- [SHORT PROBLEM]: Look through the data below and return each line where "this" appears.

##### INPUT RECORDS

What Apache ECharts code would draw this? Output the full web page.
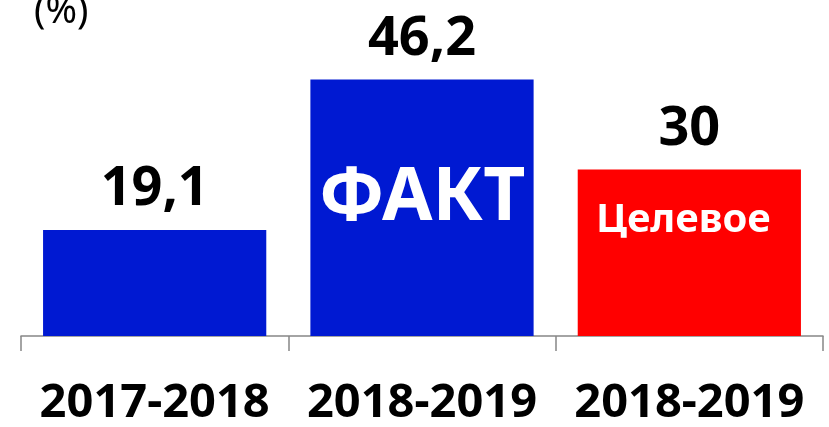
<!DOCTYPE html>
<html><head><meta charset="utf-8">
<script src="https://cdn.jsdelivr.net/npm/echarts@6/dist/echarts.min.js"></script>
<style>html,body{margin:0;padding:0;background:#fff}#c{width:829px;height:427px}</style>
</head><body><div id="c"></div>
<script>
const categories = ['2017-2018', '2018-2019', '2018-2019'];
const values = [19.1, 46.2, 30];
const valueLabels = ['19,1', '46,2', '30'];
const innerLabels = ['', 'ФАКТ', 'Целевое'];
const colors = ['#0019D2', '#0019D2', '#FF0000'];
const unitLabel = '(%)';
const FONT = 'Noto Sans';

const chart = echarts.init(document.getElementById('c'));
chart.setOption({
  animation: false,
  backgroundColor: '#ffffff',
  graphic: [{ type: 'text', left: 34, top: -7,
    style: { text: unitLabel, fontFamily: FONT, fontSize: 38, fontWeight: 'normal', fill: '#000' } }],
  grid: { left: 21, right: 6, top: 3, bottom: 89 },
  xAxis: {
    type: 'category', data: categories,
    axisLine: { show: true, lineStyle: { color: '#868686', width: 1.5 } },
    axisTick: { show: true, length: 15, alignWithLabel: false, lineStyle: { color: '#868686', width: 1.5 } },
    axisLabel: { margin: 44, fontFamily: FONT, fontSize: 47, fontWeight: 'bold', color: '#000', interval: 0 }
  },
  yAxis: { type: 'value', min: 0, max: 60, show: false, splitLine: { show: false } },
  series: [
    {
      type: 'bar', barWidth: '83.5%',
      data: values.map((v, i) => ({ value: v, itemStyle: { color: colors[i] } })),
      label: { show: true, position: 'top', distance: 13,
        formatter: p => valueLabels[p.dataIndex],
        fontFamily: FONT, fontSize: 54, fontWeight: 'bold', color: '#000' }
    },
    {
      type: 'bar', barWidth: '83.5%', barGap: '-100%',
      data: values.map((v, i) => ({ value: v,
        label: i === 1 ? { offset: [0, -9], fontSize: 73 } : (i === 2 ? { offset: [-6, -32], fontSize: 40 } : {}) })),
      itemStyle: { color: 'rgba(0,0,0,0)' },
      label: { show: true, position: 'inside',
        formatter: p => innerLabels[p.dataIndex],
        fontFamily: FONT, fontWeight: 'bold', color: '#fff' }
    }
  ]
});
</script></body></html>
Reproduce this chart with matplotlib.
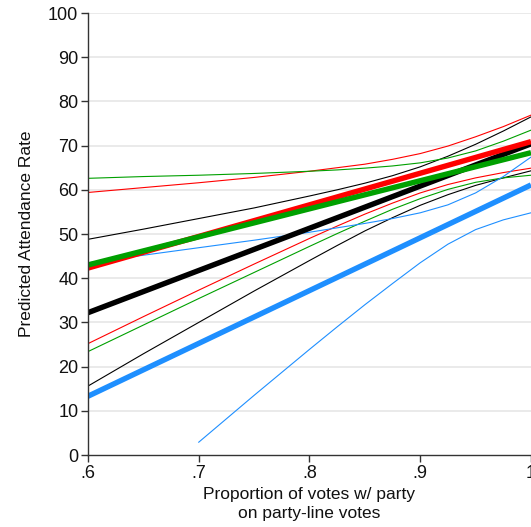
import matplotlib
matplotlib.use('Agg')
import matplotlib.pyplot as plt

plt.rcParams['font.family'] = ['Liberation Sans', 'DejaVu Sans']

# x grid for the confidence bands
X_BAND = [.6, .65, .7, .75, .8, .825, .85, .875, .9, .925, .95, .975, 1.0]
X_FIT  = [.6, 1.0]

# fitted lines (thick)
BLACK_FIT = [32.2, 70.4]
RED_FIT   = [42.3, 70.9]
GREEN_FIT = [43.0, 68.4]
BLUE_FIT  = [13.3, 61.1]

# confidence bounds (thin)
BLACK_UP = [48.8, 51.1, 53.5, 55.9, 58.6, 60.0, 61.5, 63.2, 65.2, 67.6, 70.3, 73.3, 76.5]
BLACK_LO = [15.6, 22.9, 30.0, 37.1, 44.0, 47.4, 50.7, 53.7, 56.5, 58.9, 61.0, 62.7, 64.3]
RED_UP   = [59.4, 60.5, 61.6, 62.8, 64.2, 65.0, 65.8, 66.9, 68.2, 69.9, 72.0, 74.3, 76.9]
RED_LO   = [25.2, 31.3, 37.3, 43.2, 49.0, 51.8, 54.5, 57.0, 59.3, 61.2, 62.7, 63.9, 64.9]
GREEN_UP = [62.6, 63.0, 63.3, 63.7, 64.2, 64.5, 64.9, 65.4, 66.1, 67.2, 68.8, 71.0, 73.5]
GREEN_LO = [23.4, 29.4, 35.4, 41.3, 47.2, 50.1, 52.9, 55.6, 58.0, 60.1, 61.7, 62.7, 63.3]
BLUE_UP  = [43.5, 45.2, 46.9, 48.6, 50.4, 51.4, 52.4, 53.5, 54.8, 56.6, 59.3, 63.0, 67.4]
# lower blue bound only shown from .7 on
X_BLUE_LO = [.7, .75, .8, .825, .85, .875, .9, .925, .95, .975, 1.0]
BLUE_LO   = [2.9, 13.5, 23.9, 29.0, 34.0, 38.8, 43.5, 47.7, 51.0, 53.2, 54.8]

Y_TICKS  = list(range(0, 101, 10))
X_TICKS  = [.6, .7, .8, .9, 1.0]
X_LABELS = ['.6', '.7', '.8', '.9', '1']

C_BLACK = '#000000'
C_RED   = '#ff0000'
C_GREEN = '#00a000'
C_BLUE  = '#1e8fff'

fig = plt.figure(figsize=(5.31, 5.27), dpi=100)
ax = fig.add_axes([0.1657, 0.1366, 0.8343, 0.8387])

for y in Y_TICKS[1:]:
    ax.axhline(y, color='#e8e8e8', lw=1.3, zorder=0)

thin = 0.8
thick = 3.9

ax.plot(X_BAND, BLACK_UP, color=C_BLACK, lw=thin)
ax.plot(X_BAND, BLACK_LO, color=C_BLACK, lw=thin)
ax.plot(X_BAND, RED_UP, color=C_RED, lw=thin)
ax.plot(X_BAND, RED_LO, color=C_RED, lw=thin)
ax.plot(X_BAND, GREEN_UP, color=C_GREEN, lw=thin)
ax.plot(X_BAND, GREEN_LO, color=C_GREEN, lw=thin)
ax.plot(X_BAND, BLUE_UP, color=C_BLUE, lw=thin)
ax.plot(X_BLUE_LO, BLUE_LO, color=C_BLUE, lw=thin)

ax.plot(X_FIT, BLACK_FIT, color=C_BLACK, lw=thick, solid_capstyle='butt')
ax.plot(X_FIT, RED_FIT, color=C_RED, lw=thick, solid_capstyle='butt')
ax.plot(X_FIT, GREEN_FIT, color=C_GREEN, lw=thick, solid_capstyle='butt')
ax.plot(X_FIT, BLUE_FIT, color=C_BLUE, lw=thick, solid_capstyle='butt')

ax.set_xlim(.6, 1.0)
ax.set_ylim(0, 100)
ax.set_xticks(X_TICKS)
ax.set_xticklabels(X_LABELS)
ax.set_yticks(Y_TICKS)

ax.spines[['top', 'right']].set_visible(False)
for s in ('left', 'bottom'):
    ax.spines[s].set_color('#333333')
    ax.spines[s].set_linewidth(1.0)
ax.tick_params(axis='both', direction='out', length=5, width=1.0,
               color='#333333', labelsize=13, labelcolor='#111111', pad=2)

ax.set_ylabel('Predicted Attendance Rate', fontsize=12.5, color='#111111', labelpad=10)
ax.set_xlabel('Proportion of votes w/ party\non party-line votes', fontsize=12.5,
              color='#111111', labelpad=4, linespacing=1.3)

fig.savefig('out.png', dpi=100)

##########

- [THE COMPLETED TASK]:
What Apache ECharts code would draw this? Output the full web page.
Reproduce this chart with matplotlib.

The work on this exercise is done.